After publishing Institute of Fools, he was sentenced to the maximum punishment for "anti-Soviet agitation and propaganda" of seven years in a labour camp and then five years in internal exile. As Zavoisky and Krylovsky wrote, Nekipelov developed cancer caused by his permanent poisoning in a prison camp. On 20 March 1983, Nekipelov and 9 other political prisoners in their letter to US President of Ronald Reagan sought his aid in urging inspection of Soviet camps.
Along with Arina Ginzburg, Malva Landa, Tatyana Velikanova and Andrei Sakharov he demanded a referendum in the Baltic republics to determine their political destiny.
Released in 1987, he emigrated to France where he died in 1989.
In 1992, the selection of his verses was published by Memorial society.
In his book Institute of Fools, he wrote compassionately, engagingly, and observantly of the doctors and other patients; most of the latters were ordinary criminals feigning insanity in order to be sent to a mental hospital, because hospital was a "cushy number" as against prison camps. According to the President of the Independent Psychiatric Association of Russia Yuri Savenko, Nekipelov's book is a highly dramatic humane document, a fair story about the nest of Soviet punitive psychiatry, a mirror that psychiatrists always need to look into. However, according to Malcolm Lader, this book as an indictment of the Serbsky Institute hardly rises above tittle-tattle and gossip, and Nekipelov destroys his own credibility by presenting no real evidence but invariably putting the most sinister connotation on events.
After reading the book, Donetsk psychiatrist Pekhterev concluded that allegations against the psychiatrists sounded from the lips of a negligible but vociferous part of inmates who when surfeiting themselves with cakes pretended to be sufferers.
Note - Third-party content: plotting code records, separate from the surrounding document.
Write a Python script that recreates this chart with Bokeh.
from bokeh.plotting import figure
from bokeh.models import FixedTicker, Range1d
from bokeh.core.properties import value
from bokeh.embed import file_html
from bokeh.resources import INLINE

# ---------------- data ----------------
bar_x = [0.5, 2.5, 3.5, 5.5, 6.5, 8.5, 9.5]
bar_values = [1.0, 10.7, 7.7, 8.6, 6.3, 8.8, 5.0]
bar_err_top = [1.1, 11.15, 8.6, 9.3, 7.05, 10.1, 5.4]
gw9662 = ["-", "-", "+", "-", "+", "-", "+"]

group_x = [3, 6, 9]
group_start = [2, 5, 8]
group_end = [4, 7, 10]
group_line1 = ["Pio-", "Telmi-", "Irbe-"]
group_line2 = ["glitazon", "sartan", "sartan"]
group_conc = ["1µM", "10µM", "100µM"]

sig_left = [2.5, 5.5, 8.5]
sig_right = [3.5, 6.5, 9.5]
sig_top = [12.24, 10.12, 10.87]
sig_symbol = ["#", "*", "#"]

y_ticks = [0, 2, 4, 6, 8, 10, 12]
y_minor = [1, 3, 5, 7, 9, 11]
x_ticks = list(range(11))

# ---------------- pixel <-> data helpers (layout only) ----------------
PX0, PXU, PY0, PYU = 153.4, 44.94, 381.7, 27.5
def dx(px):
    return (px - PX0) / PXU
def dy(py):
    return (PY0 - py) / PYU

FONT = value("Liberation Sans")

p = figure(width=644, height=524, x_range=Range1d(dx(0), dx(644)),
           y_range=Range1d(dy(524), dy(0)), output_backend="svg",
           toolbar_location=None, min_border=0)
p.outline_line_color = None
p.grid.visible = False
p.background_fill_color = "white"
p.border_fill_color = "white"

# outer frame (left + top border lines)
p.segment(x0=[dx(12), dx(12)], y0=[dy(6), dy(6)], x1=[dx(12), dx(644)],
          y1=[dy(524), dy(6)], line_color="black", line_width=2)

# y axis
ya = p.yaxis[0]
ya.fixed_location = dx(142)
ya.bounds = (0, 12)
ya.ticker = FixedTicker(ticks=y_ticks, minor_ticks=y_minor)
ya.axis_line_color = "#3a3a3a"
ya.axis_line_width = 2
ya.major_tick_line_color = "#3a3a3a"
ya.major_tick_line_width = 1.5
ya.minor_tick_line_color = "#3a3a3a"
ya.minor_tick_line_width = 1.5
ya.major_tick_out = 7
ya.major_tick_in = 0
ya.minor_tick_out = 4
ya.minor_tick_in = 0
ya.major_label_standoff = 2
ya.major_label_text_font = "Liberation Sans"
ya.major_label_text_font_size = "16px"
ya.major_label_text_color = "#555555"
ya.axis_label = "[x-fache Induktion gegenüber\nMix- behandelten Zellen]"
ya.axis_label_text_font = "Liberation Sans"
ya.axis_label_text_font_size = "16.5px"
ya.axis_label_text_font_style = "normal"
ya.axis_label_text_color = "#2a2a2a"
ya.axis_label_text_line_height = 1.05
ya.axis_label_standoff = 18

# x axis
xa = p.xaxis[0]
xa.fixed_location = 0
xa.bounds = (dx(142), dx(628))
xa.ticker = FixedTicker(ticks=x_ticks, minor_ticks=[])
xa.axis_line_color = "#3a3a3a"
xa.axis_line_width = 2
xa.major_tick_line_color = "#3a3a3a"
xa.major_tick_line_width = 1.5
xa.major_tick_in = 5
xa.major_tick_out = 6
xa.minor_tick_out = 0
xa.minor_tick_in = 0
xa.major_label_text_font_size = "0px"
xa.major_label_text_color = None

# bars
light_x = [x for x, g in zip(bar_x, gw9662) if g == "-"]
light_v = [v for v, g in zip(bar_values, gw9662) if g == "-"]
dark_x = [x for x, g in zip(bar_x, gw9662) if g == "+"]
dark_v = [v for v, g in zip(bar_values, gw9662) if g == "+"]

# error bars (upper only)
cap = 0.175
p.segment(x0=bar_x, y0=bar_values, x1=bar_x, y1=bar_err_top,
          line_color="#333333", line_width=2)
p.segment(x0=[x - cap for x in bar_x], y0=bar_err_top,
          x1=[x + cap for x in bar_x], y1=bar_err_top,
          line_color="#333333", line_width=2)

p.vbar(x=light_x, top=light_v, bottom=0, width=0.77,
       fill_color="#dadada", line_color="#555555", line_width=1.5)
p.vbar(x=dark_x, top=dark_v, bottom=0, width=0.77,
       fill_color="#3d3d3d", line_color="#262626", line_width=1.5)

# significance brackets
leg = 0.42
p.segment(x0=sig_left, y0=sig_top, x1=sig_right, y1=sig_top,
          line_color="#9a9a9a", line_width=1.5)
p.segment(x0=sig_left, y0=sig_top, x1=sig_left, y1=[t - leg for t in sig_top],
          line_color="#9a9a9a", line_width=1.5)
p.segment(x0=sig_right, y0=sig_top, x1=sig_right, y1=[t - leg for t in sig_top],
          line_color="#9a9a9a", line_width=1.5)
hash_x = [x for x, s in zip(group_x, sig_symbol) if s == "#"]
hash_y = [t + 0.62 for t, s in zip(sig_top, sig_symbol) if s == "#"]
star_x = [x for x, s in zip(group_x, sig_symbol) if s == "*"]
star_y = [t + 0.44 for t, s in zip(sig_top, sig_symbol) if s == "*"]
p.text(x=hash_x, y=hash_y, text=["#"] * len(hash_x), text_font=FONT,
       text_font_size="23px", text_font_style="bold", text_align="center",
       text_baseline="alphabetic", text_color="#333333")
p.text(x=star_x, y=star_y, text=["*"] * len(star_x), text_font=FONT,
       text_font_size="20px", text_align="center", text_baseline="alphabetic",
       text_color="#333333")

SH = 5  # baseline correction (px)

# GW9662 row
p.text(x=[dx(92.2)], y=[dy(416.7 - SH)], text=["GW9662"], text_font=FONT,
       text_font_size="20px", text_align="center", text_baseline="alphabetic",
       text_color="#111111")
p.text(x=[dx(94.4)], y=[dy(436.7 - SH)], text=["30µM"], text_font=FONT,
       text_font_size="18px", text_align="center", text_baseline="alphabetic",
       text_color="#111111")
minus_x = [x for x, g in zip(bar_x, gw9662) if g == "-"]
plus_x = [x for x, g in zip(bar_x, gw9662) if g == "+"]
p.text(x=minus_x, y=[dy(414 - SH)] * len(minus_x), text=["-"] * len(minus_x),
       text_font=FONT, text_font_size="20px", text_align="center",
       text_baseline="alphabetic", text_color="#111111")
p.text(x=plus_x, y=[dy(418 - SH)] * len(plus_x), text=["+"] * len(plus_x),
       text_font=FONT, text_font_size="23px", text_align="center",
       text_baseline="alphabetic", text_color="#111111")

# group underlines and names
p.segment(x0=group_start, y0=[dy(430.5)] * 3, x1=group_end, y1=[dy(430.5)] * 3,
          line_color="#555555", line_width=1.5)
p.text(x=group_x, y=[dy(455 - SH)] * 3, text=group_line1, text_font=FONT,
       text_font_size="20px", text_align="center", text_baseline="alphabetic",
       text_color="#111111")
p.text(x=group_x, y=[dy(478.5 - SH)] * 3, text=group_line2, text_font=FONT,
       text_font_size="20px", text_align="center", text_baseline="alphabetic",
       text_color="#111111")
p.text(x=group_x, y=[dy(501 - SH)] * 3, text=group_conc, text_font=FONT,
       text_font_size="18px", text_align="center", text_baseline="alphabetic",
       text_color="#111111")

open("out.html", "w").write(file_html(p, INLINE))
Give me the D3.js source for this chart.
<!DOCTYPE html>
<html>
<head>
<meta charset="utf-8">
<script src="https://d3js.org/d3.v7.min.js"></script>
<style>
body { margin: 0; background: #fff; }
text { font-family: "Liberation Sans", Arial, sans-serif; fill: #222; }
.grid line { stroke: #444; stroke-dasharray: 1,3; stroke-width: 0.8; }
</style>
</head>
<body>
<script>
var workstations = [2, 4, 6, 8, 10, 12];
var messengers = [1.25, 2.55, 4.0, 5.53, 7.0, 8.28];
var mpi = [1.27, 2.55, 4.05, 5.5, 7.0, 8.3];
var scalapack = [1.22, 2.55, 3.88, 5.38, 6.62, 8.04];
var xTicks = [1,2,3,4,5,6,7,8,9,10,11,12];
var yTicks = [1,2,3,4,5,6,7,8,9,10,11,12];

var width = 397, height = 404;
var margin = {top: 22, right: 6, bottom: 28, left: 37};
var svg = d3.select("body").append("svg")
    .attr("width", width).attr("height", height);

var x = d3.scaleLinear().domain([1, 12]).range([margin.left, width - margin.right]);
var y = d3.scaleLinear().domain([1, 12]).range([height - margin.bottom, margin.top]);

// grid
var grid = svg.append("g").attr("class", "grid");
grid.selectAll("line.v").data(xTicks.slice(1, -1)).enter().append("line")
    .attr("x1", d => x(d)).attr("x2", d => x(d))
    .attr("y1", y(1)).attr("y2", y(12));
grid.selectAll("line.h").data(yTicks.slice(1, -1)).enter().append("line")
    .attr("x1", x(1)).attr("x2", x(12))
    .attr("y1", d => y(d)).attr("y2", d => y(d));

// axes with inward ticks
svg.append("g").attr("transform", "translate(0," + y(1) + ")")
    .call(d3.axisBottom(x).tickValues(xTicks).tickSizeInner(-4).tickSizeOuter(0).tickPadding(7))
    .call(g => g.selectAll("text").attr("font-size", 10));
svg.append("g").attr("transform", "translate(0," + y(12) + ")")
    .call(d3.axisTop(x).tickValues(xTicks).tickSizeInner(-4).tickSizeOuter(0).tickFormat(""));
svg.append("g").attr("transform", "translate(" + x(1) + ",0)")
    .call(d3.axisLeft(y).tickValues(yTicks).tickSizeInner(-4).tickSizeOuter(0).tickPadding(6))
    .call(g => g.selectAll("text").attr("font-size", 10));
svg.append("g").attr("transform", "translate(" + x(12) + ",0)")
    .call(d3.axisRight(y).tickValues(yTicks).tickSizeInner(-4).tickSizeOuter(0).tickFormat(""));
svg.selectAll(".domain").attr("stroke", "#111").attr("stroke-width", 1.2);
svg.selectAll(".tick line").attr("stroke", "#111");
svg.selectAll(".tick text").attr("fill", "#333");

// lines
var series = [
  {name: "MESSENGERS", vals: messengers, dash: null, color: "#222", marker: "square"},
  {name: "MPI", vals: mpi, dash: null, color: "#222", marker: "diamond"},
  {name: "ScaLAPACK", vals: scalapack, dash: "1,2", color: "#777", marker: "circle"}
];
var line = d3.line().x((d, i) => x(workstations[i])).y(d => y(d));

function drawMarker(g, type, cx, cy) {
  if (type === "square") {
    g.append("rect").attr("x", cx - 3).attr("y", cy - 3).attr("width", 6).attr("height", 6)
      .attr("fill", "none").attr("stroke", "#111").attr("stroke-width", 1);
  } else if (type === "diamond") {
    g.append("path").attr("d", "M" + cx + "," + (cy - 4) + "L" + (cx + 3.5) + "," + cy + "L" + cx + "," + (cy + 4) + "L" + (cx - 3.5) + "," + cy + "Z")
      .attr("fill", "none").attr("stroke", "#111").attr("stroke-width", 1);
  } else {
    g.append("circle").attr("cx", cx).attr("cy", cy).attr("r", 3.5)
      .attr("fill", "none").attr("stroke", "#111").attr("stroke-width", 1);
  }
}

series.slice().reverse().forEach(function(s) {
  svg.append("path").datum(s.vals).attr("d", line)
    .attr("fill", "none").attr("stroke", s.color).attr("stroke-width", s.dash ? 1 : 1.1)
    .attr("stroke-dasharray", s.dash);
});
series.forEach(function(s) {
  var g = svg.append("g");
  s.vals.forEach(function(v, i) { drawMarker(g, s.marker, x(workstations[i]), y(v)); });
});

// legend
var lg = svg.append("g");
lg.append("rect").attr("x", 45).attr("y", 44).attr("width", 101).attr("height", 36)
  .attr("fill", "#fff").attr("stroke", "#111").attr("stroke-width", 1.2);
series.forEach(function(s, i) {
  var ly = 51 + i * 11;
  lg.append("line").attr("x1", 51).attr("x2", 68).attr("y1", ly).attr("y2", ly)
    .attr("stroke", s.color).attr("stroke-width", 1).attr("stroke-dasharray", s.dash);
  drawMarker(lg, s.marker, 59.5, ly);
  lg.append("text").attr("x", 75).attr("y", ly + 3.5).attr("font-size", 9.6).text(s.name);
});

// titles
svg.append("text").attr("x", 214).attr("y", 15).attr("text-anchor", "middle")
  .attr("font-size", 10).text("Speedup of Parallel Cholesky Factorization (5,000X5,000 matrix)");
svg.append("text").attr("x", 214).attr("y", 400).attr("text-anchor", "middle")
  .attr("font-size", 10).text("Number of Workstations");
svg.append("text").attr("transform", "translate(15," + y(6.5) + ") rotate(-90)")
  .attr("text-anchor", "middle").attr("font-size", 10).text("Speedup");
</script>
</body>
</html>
According to the response by Robert van Voren, Pekhterev in his article condescendingly argues that the Serbsky Institute was not so bad place and that Nekipelov exaggerates and slanders it, but Pekhterev, by doing so, misses the main point: living conditions in the Serbsky Institute were not bad, those who passed through psychiatric examination there were in a certain sense "on holiday" in comparison with the living conditions of the Gulag; and all the same, everyone was aware that the Serbsky Institute was more than the "gates of hell" from where people were sent to specialized psychiatric hospitals in Chernyakhovsk, Dnepropetrovsk, Kazan, Blagoveshchensk, and that is not all. Their life was transformed to unimaginable horror with daily tortures by forced administration of drugs, beatings and other forms of punishment. Many went crazy, could not endure what was happening to them, some even died during the "treatment" (for example, a miner from Donetsk Alexey Nikitin). Many books and memoirs are written about the life in the psychiatric Gulag and every time when reading them a shiver seizes us.